Substantial Presence Test: If the non-citizen has resided in the U.S. for 183 days during the last 3 years and resided in the U.S. for at least 31 days this year, then he is not a “Non-Resident Alien.”

All other sellers are subject to mandatory IRS withholding. Surprisingly, it is the buyer’s obligation to demand withholding of seller’s proceeds at close.

If buyer fails to withholding of seller’s proceeds at close, then the IRS will look to the buyer for payment. Incredible but true.
Exemptions for Withholding?
This IRS rule requiring buyers to withhold sellers’ tax is the general rule subject to only two exemptions.

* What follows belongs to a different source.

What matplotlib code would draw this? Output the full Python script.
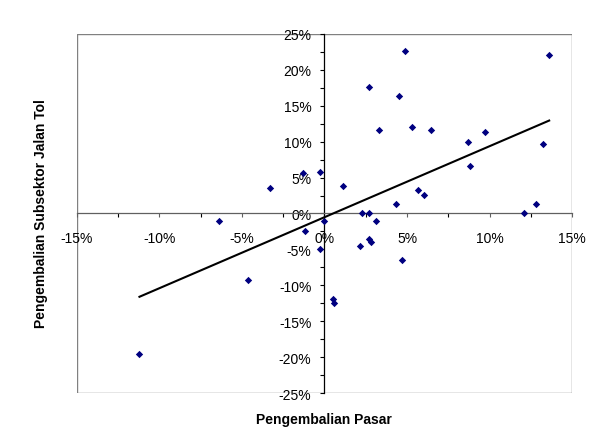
import numpy as np
import matplotlib
matplotlib.use("Agg")
import matplotlib.pyplot as plt
from matplotlib.patches import Rectangle
from matplotlib.ticker import MultipleLocator, FuncFormatter

plt.rcParams['font.family'] = ['Liberation Sans', 'DejaVu Sans']

# market return (x) and toll-road subsector return (y), in percent
pasar = [-0.3, -1.3, 1.1, 4.9, 2.7, 4.5, 3.3, 5.3, 6.45, 8.66, 9.7, 8.8,
         13.6, 13.25, 5.66, 6.0, 4.3, 2.3, 2.7, 12.05, 12.8, 0.0, -1.2,
         3.1, -0.3, 2.15, 2.7, 2.8, 4.7, 0.5, 0.58, -6.4, -4.6, -11.2, -3.3]
jalan_tol = [5.8, 5.6, 3.8, 22.6, 17.6, 16.3, 11.6, 12.0, 11.6, 10.0, 11.3,
             6.6, 22.1, 9.6, 3.3, 2.6, 1.3, 0.0, 0.0, 0.0, 1.3, -1.0, -2.5,
             -1.0, -4.9, -4.5, -3.6, -3.9, -6.5, -11.9, -12.4, -1.0, -9.2,
             -19.6, 3.6]

x_label = "Pengembalian Pasar"
y_label = "Pengembalian Subsektor Jalan Tol"

fig = plt.figure(figsize=(6.13, 4.39), dpi=100)
ax = fig.add_axes([0.1251, 0.1018, 0.8085, 0.8192])

ax.scatter(pasar, jalan_tol, marker='D', s=14, color='#000080', zorder=3,
           linewidths=0)

# linear trendline
slope, intercept = np.polyfit(pasar, jalan_tol, 1)
xs = np.array([min(pasar), max(pasar)])
ax.plot(xs, slope * xs + intercept, color='black', lw=1.5, zorder=4)

ax.set_xlim(-15, 15)
ax.set_ylim(-25, 25)

# axes crossing at zero
ax.spines['left'].set_position(('data', 0))
ax.spines['bottom'].set_position(('data', 0))
ax.spines['right'].set_visible(False)
ax.spines['top'].set_visible(False)
ax.spines['left'].set_color('black')
ax.spines['bottom'].set_color('#606060')
ax.spines['left'].set_linewidth(0.9)
ax.spines['bottom'].set_linewidth(0.9)

# plot-area border
ax.add_patch(Rectangle((0, 0), 1, 1, transform=ax.transAxes, fill=False,
                       edgecolor='#808080', lw=1.0, zorder=1))

pct = FuncFormatter(lambda v, p: "%d%%" % round(v))
ax.xaxis.set_major_locator(MultipleLocator(5))
ax.xaxis.set_minor_locator(MultipleLocator(2.5))
ax.yaxis.set_major_locator(MultipleLocator(5))
ax.yaxis.set_minor_locator(MultipleLocator(2.5))
ax.xaxis.set_major_formatter(pct)
ax.yaxis.set_major_formatter(pct)

ax.tick_params(axis='x', which='both', direction='out', length=3,
               width=0.8, labelsize=10, pad=9.5)
ax.tick_params(axis='y', which='both', direction='out', length=3,
               width=0.8, labelsize=10, pad=6.5)
ax.tick_params(axis='x', which='major', color='#606060')

fig.text(0.5285, 0.043, x_label, ha='center', va='center',
         fontsize=10, fontweight='bold')
fig.text(0.067, 0.513, y_label, ha='center', va='center', rotation=90,
         fontsize=10, fontweight='bold')

fig.savefig("out.png", dpi=100)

Exception #1: The transaction is exempt from IRS withholding if buyer purchases the property as his/her primary residence. The primary residence exception only applies if buyer can prove that he/she occupied the residence 50% of the time during the 24 month period immediately after close of escrow.

Exception #2: The transaction is except from IRS withholding if seller completes a 1031 exchange when both of the following conditions are met:

1. The Non-Resident Alien completes a simultaneous exchange (i.e. closes the 1031 on the same day as buyer’s purchase); and
2. The Non-Resident Alien receives no cash at close.
In all other 1031 exchanges where seller does not close simultaneously, the buyer must withhold 15% of gross proceeds from seller’s proceeds.

Recommendation.

If you represent a buyer, and the seller is a Non-Resident Alien (i.e. does not pass either the green card or substantial presence tests), then advise your buyer to consult CPA prior to close of escrow to determine the amount of tax to withhold from seller’s proceeds.

If you represent a Non-Resident Alien seller, then advise seller to consult with his CPA as he may qualify for a Withholding Certificate, which would allow him to avoid the mandatory withholding.

Sellers desiring to avoid the mandatory withholding must first complete the Application for Withholding Certificate which generally takes the IRS 90 days to either grant or deny. Your seller will certainly need a CPA for this process.

Although agents should never give legal or tax advice, it is important that agents are aware that buyers have this tax obligation.